The RTFO on target a year later
The RTFO was intended to ensure that 2.5% of all fuels used came from renewable sources as from 15 April 2008. However, an error in the drafting of the legislation meant that only around half this figure has actually been achieved.
With new bioethanol plants set to open in the UK in 2009 and 2010, the industry will continue to build on its initial success, producing good biofuels that are both sustainable and deliver real greenhouse gas savings.
Around 8% of the biofuel going into the UK supply chain is manufactured in this country from UK feedstocks produced by sustainable UK agriculture.
Most of the UK-produced biofuels are currently coming from British Sugar’s bioethanol plant at Wissington, and Argent Energy’s biodiesel plant near Motherwell. Compared to biofuels sourced from other countries these fuels have delivered an average greenhouse gas saving of 71%, compared to an average of 46% delivered overall. According to the Renewable Fuels Agency 99% of UK biofuels are sustainable, compared to just 18% overall.

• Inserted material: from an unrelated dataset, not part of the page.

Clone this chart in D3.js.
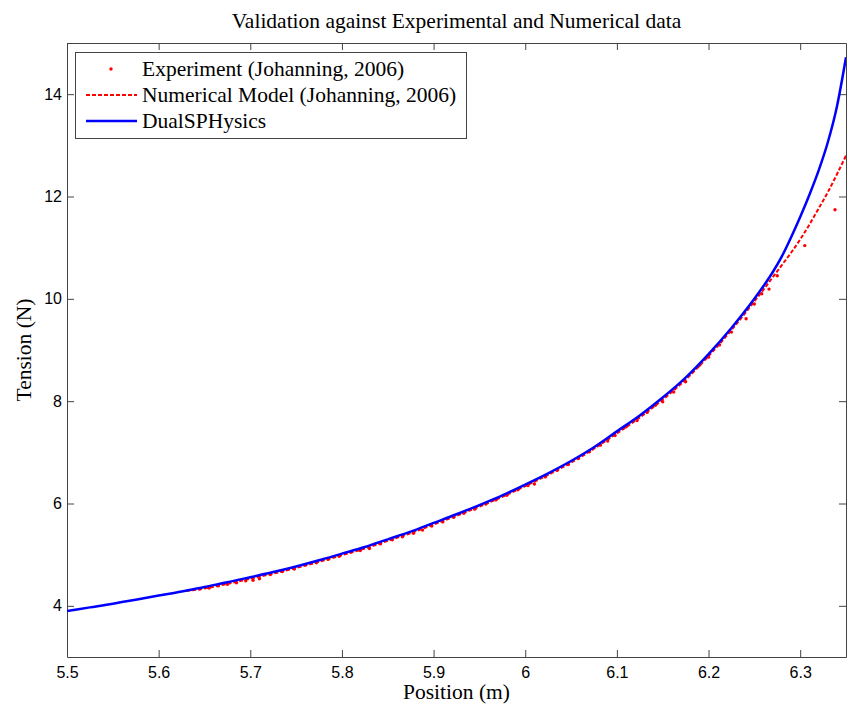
<!DOCTYPE html>
<html>
<head>
<meta charset="utf-8">
<script src="https://cdn.jsdelivr.net/npm/d3@7"></script>
<style>
  html, body { margin: 0; padding: 0; background: #fff; }
  svg { display: block; }
</style>
</head>
<body>
<svg id="chart" width="849" height="708"></svg>
<script>
// ---------- data ----------
const titleText = "Validation against Experimental and Numerical data";
const xLabel = "Position (m)";
const yLabel = "Tension (N)";
const xTicks = [5.5, 5.6, 5.7, 5.8, 5.9, 6.0, 6.1, 6.2, 6.3];
const xTickLabels = ["5.5", "5.6", "5.7", "5.8", "5.9", "6", "6.1", "6.2", "6.3"];
const yTicks = [4, 6, 8, 10, 12, 14];
const seriesNames = ["Experiment (Johanning, 2006)", "Numerical Model (Johanning, 2006)", "DualSPHysics"];

// DualSPHysics (blue solid)
const sphX = [5.50, 5.525, 5.55, 5.575, 5.60, 5.625, 5.65, 5.675, 5.70, 5.725, 5.75, 5.775, 5.80, 5.825, 5.85, 5.875, 5.90, 5.925, 5.95, 5.975, 6.00, 6.025, 6.05, 6.075, 6.10, 6.125, 6.15, 6.175, 6.20, 6.225, 6.25, 6.26, 6.27, 6.28, 6.29, 6.30, 6.31, 6.32, 6.33, 6.34, 6.35];
const sphY = [3.90, 3.97, 4.04, 4.12, 4.20, 4.28, 4.37, 4.46, 4.56, 4.66, 4.77, 4.89, 5.02, 5.15, 5.30, 5.45, 5.62, 5.79, 5.97, 6.16, 6.37, 6.59, 6.83, 7.10, 7.41, 7.72, 8.07, 8.46, 8.92, 9.43, 10.00, 10.25, 10.52, 10.83, 11.20, 11.60, 12.03, 12.50, 13.05, 13.75, 14.72];

// Numerical model (red dashed)
const numX = [5.63, 5.65, 5.675, 5.70, 5.725, 5.75, 5.775, 5.80, 5.825, 5.85, 5.875, 5.90, 5.925, 5.95, 5.975, 6.00, 6.025, 6.05, 6.075, 6.10, 6.125, 6.15, 6.175, 6.20, 6.225, 6.25, 6.26, 6.27, 6.28, 6.29, 6.30, 6.31, 6.32, 6.33, 6.34, 6.35];
const numY = [4.29, 4.34, 4.43, 4.53, 4.63, 4.74, 4.86, 4.99, 5.12, 5.27, 5.42, 5.59, 5.76, 5.94, 6.13, 6.34, 6.56, 6.80, 7.07, 7.37, 7.68, 8.03, 8.42, 8.88, 9.39, 9.95, 10.18, 10.42, 10.66, 10.90, 11.16, 11.45, 11.76, 12.08, 12.43, 12.80];

// Experiment (red dots)
const expX = [5.645, 5.655, 5.665, 5.675, 5.685, 5.695, 5.703, 5.710, 5.722, 5.735, 5.748, 5.760, 5.772, 5.785, 5.797, 5.810, 5.820, 5.830, 5.842, 5.855, 5.866, 5.878, 5.888, 5.898, 5.910, 5.922, 5.933, 5.945, 5.957, 5.968, 5.980, 5.992, 6.003, 6.010, 6.022, 6.035, 6.047, 6.058, 6.070, 6.082, 6.090, 6.098, 6.110, 6.122, 6.133, 6.142, 6.150, 6.162, 6.175, 6.190, 6.200, 6.212, 6.225, 6.241, 6.250, 6.258, 6.266, 6.275, 6.305, 6.338];
const expY = [4.33, 4.35, 4.39, 4.42, 4.45, 4.49, 4.50, 4.53, 4.61, 4.67, 4.72, 4.80, 4.84, 4.91, 4.97, 5.05, 5.08, 5.12, 5.21, 5.29, 5.35, 5.42, 5.48, 5.56, 5.64, 5.73, 5.81, 5.89, 5.99, 6.07, 6.16, 6.27, 6.35, 6.38, 6.52, 6.65, 6.76, 6.88, 7.01, 7.14, 7.22, 7.33, 7.50, 7.62, 7.78, 7.92, 7.99, 8.18, 8.38, 8.70, 8.86, 9.10, 9.35, 9.61, 9.90, 10.10, 10.19, 10.45, 11.04, 11.74];

// ---------- layout ----------
const svg = d3.select("#chart");
const pLeft = 67, pRight = 846, pTop = 43, pBottom = 657;
const x = d3.scaleLinear().domain([5.5, 6.35]).range([pLeft, pRight]);
const y = d3.scaleLinear().domain([3, 15]).range([pBottom, pTop]);
const axisColor = "#444";
const serif = "'Liberation Serif', 'Times New Roman', serif";
const sans = "'Liberation Sans', Arial, sans-serif";
const serifSize = "21.5px";

svg.append("clipPath").attr("id", "clip").append("rect")
  .attr("x", pLeft).attr("y", pTop).attr("width", pRight - pLeft).attr("height", pBottom - pTop);

// axes
function styleAxis(g) {
  g.selectAll("path.domain").attr("stroke", axisColor).attr("stroke-width", 1);
  g.selectAll(".tick line").attr("stroke", axisColor).attr("stroke-width", 1);
  g.selectAll(".tick text").attr("fill", "#000").style("font-family", sans).style("font-size", "16px");
}
const fmtX = (d) => xTickLabels[xTicks.indexOf(d)];
svg.append("g").attr("transform", `translate(0,${pBottom})`)
  .call(d3.axisBottom(x).tickValues(xTicks).tickFormat(fmtX).tickSizeInner(-7).tickSizeOuter(0).tickPadding(10))
  .call(styleAxis);
svg.append("g").attr("transform", `translate(0,${pTop})`)
  .call(d3.axisTop(x).tickValues(xTicks).tickFormat("").tickSizeInner(-7).tickSizeOuter(0))
  .call(styleAxis);
svg.append("g").attr("transform", `translate(${pLeft},0)`)
  .call(d3.axisLeft(y).tickValues(yTicks).tickFormat(d3.format("d")).tickSizeInner(-7).tickSizeOuter(0).tickPadding(5))
  .call(styleAxis);
svg.append("g").attr("transform", `translate(${pRight},0)`)
  .call(d3.axisRight(y).tickValues(yTicks).tickFormat("").tickSizeInner(-7).tickSizeOuter(0))
  .call(styleAxis);

// series
const plot = svg.append("g").attr("clip-path", "url(#clip)");
const line = d3.line().x(d => x(d[0])).y(d => y(d[1])).curve(d3.curveMonotoneX);
const numData = numX.map((v, i) => [v, numY[i]]);
const sphData = sphX.map((v, i) => [v, sphY[i]]);
const expData = expX.map((v, i) => [v, expY[i]]);

plot.selectAll("circle.exp").data(expData).enter().append("circle")
  .attr("class", "exp").attr("cx", d => x(d[0])).attr("cy", d => y(d[1])).attr("r", 1.7).attr("fill", "#ff0000");
plot.append("path").datum(numData).attr("d", line).attr("fill", "none")
  .attr("stroke", "#ff0000").attr("stroke-width", 2).attr("stroke-dasharray", "4,2");
plot.append("path").datum(sphData).attr("d", line).attr("fill", "none")
  .attr("stroke", "#0000ff").attr("stroke-width", 2.5);

// title & labels
svg.append("text").attr("x", (pLeft + pRight) / 2).attr("y", 28).attr("text-anchor", "middle")
  .style("font-family", serif).style("font-size", serifSize).text(titleText);
svg.append("text").attr("x", (pLeft + pRight) / 2).attr("y", 699).attr("text-anchor", "middle")
  .style("font-family", serif).style("font-size", serifSize).text(xLabel);
svg.append("text").attr("transform", `translate(31,${(pTop + pBottom) / 2}) rotate(-90)`).attr("text-anchor", "middle")
  .style("font-family", serif).style("font-size", serifSize).text(yLabel);

// legend
const lg = svg.append("g");
lg.append("rect").attr("x", 75.5).attr("y", 52.5).attr("width", 391).attr("height", 86)
  .attr("fill", "#fff").attr("stroke", axisColor).attr("stroke-width", 1);
const rowsY = [69, 95, 121];
seriesNames.forEach((name, i) => {
  const cy = rowsY[i];
  if (i === 0) {
    lg.append("circle").attr("cx", 111).attr("cy", cy).attr("r", 1.7).attr("fill", "#ff0000");
  } else if (i === 1) {
    lg.append("line").attr("x1", 86).attr("x2", 137).attr("y1", cy).attr("y2", cy)
      .attr("stroke", "#ff0000").attr("stroke-width", 2).attr("stroke-dasharray", "4,2");
  } else {
    lg.append("line").attr("x1", 86).attr("x2", 137).attr("y1", cy).attr("y2", cy)
      .attr("stroke", "#0000ff").attr("stroke-width", 2.5);
  }
  lg.append("text").attr("x", 142).attr("y", cy + 7)
    .style("font-family", serif).style("font-size", serifSize).text(name);
});
</script>
</body>
</html>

‘When the RTFO was introduced last April there was a lot of concern about whether biofuels might do more harm than good. Since then the UK biofuels industry has demonstrated that good biofuels are produced in this country. These results have been confirmed by the Government’s own Renewable Fuels Agency,’ Clare Wenner, head of Renewable Transport Fuels at the Renewable Energy Association, says.

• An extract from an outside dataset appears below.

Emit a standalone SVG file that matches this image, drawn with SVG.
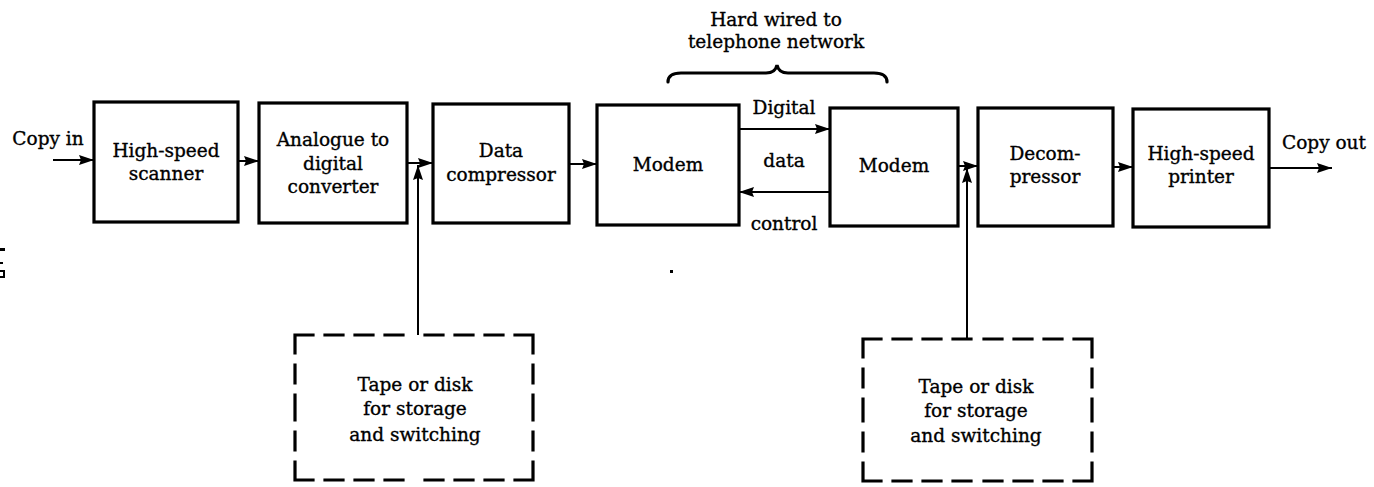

‘At this time when the economy needs stimulating, more investment in biofuels can help the environment and provide green jobs,’ she adds.

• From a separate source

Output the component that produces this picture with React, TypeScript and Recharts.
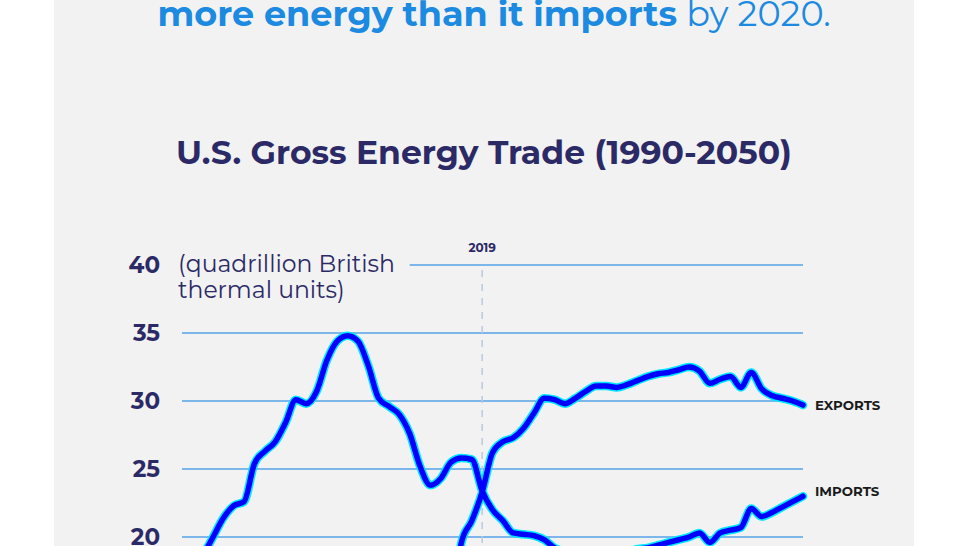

UK biofuels are set to grow over the next 12 months with the opening of the Ensus plant later this year at Wilton, Teesside, that will produce 400 million litres of bioethanol, and the Vivergo plant in Hull, also producing bioethanol from wheat in 2010.
The longer term prospects for UK biofuels are positive as a result of the targets set in the EU’s Renewable Energy Directive. This obliges the UK to use up to 14% biofuels by the year 2020.